L’adoption de ce projet est considérée comme probable. Ainsi s’ouvrira une nouvelle phase de la vie politique congolaise, fondée, selon le souhait du législateur, sur des errements neufs. Quels que soient les progrès accomplis dans la voie de l’assainissement des mœurs politiques, les passions longtemps assoupies risquent néanmoins de surgir à nouveau dans un pays longtemps et profondément divisé, soumis de surcroît à des pressions étrangères divergentes ou rivales. Certains contestent en effet le caractère démocratique de la Constitution et dénient au MPR la qualité de parti véritablement révolutionnaire et progressiste. La République populaire de Chine a pris en tout cas une position nette et présente l’une et l’autre comme des instruments réactionnaires. Toutes les incertitudes à propos du Congo ne seront donc pas pour autant levées.
L’africanisation inopinée du clergé en Guinée
Le 1er mai, le président Sékou Touré a décidé que tout le clergé catholique et protestant de Guinée devait être africanisé avant le 1er juin. Cette mesure est bientôt apparue comme dirigée non seulement contre les prêtres et religieux étrangers mais contre les religions chrétiennes elles-mêmes. En effet, il existait en Guinée un archevêque, 9 prêtres autochtones et 3 ou 4 sœurs voltaïques pour 2 évêques suisses, 73 prêtres et 55 religieux d’origine étrangère pour la plupart français, ainsi que quelques pasteurs protestants : la Guinée comprend 3 diocèses pour environ 10 000 catholiques ; les protestants sont de l’ordre de 5 000. Leur départ imposé avant le 1er juin menace de laisser la plupart des paroisses guinéennes sans clergé pendant longtemps, étant donné le long délai que nécessite la formation de nouveaux prêtres.
Par l’intermédiaire du pro-nonce apostolique de l’Afrique de l’Ouest, du cardinal Zoungrana de Haute-Volta et de l’archevêque guinéen de Conakry, le Saint-Siège a vainement tenté d’obtenir du président Sékou Touré que l’africanisation du clergé soit échelonnée sur un ou deux ans. Ces négociations n’ont pas abouti et le 25 mai un communiqué officiel confirmait que tous les ecclésiastiques non africains devaient avoir quitté la Guinée à la date du 1er juin et que les autorités politiques et administratives du pays devaient prendre toutes mesures appropriées pour que ces départs soient assurés.
L’évacuation a été terminée à la date prévue. Seuls quelques pasteurs américains du corps enseignant auraient été autorisés à demeurer en Guinée.

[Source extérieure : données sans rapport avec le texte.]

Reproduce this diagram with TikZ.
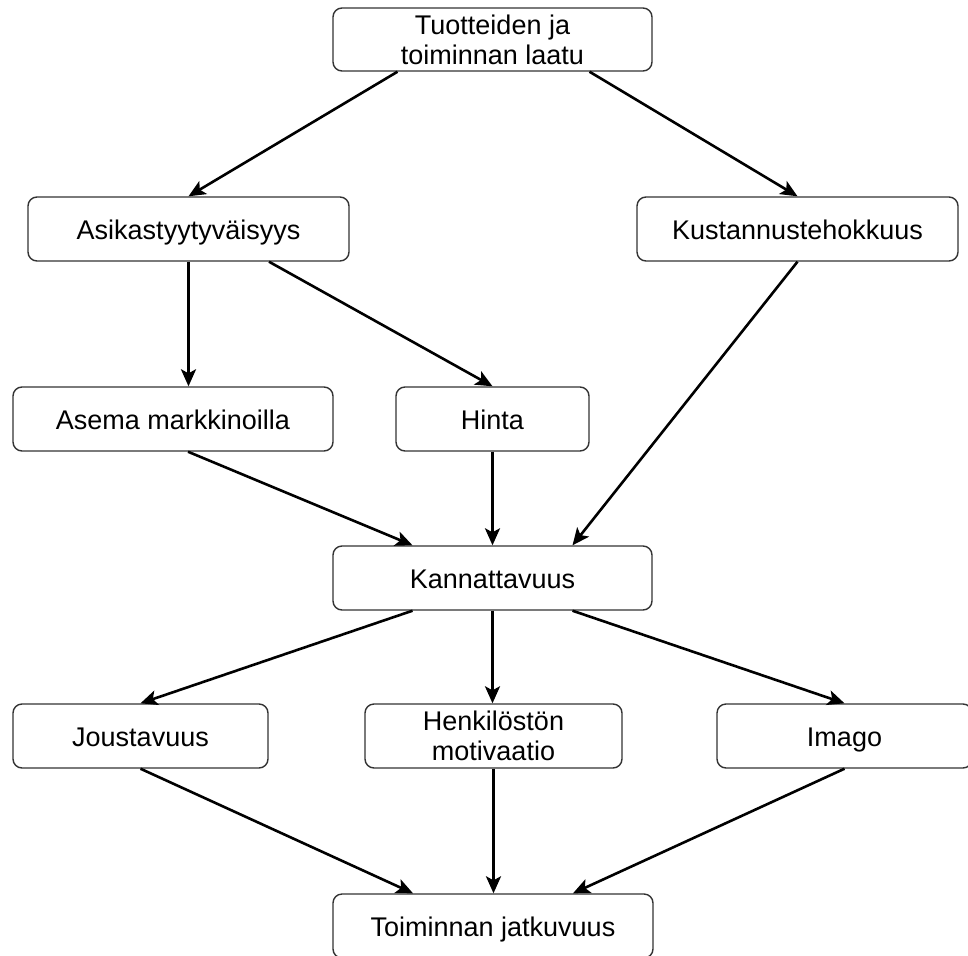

La hiérarchie catholique espère pouvoir détacher en Guinée un certain nombre de prêtres originaires d’autres États africains (Haute-Volta – Dahomey – Togo) mais un communiqué du 31 mai des dirigeants du parti démocratique de Guinée rappelait qu’un étranger ne pouvait résider en Guinée qu’avec l’autorisation préalable du Gouvernement après avoir satisfait aux règles d’immigration.
Ce communiqué a valeur d’avertissement. Il est révélateur de la suspicion en laquelle les leaders politiques guinéens tiennent les membres du clergé catholique en général, fussent-ils africains. Cette attitude trahit l’inquiétude des dirigeants de Conakry devant le développement d’une opposition interne à laquelle il leur faut trouver des responsables. Dès la seconde quinzaine d’avril, tout le clergé catholique avait déjà fait l’objet d’une mesure d’assignation à résidence. Il lui était reproché de s’être fait l’écho de la population en dénonçant la précarité de la situation alimentaire, conséquence directe de la dégradation continue de la conjoncture économique. Au cours des derniers mois, celle-ci s’est en effet aggravée au point de susciter une agitation intérieure menaçant le régime et son président lui-même dont le prestige et l’autorité sont ouvertement contestés.
Sékou Touré n’avait trouvé jusqu’alors d’autres justifications à ses déboires qu’en dénonçant la coalition des « impérialistes » étrangers et des États africains non progressistes, qui s’acharneraient à provoquer sa chute. C’est aujourd’hui l’action des Églises qui est mise en cause. On voit mal comment cette attitude, qui accentue l’isolement de Conakry, peut créer les conditions favorables au redressement de la situation intérieure en Guinée.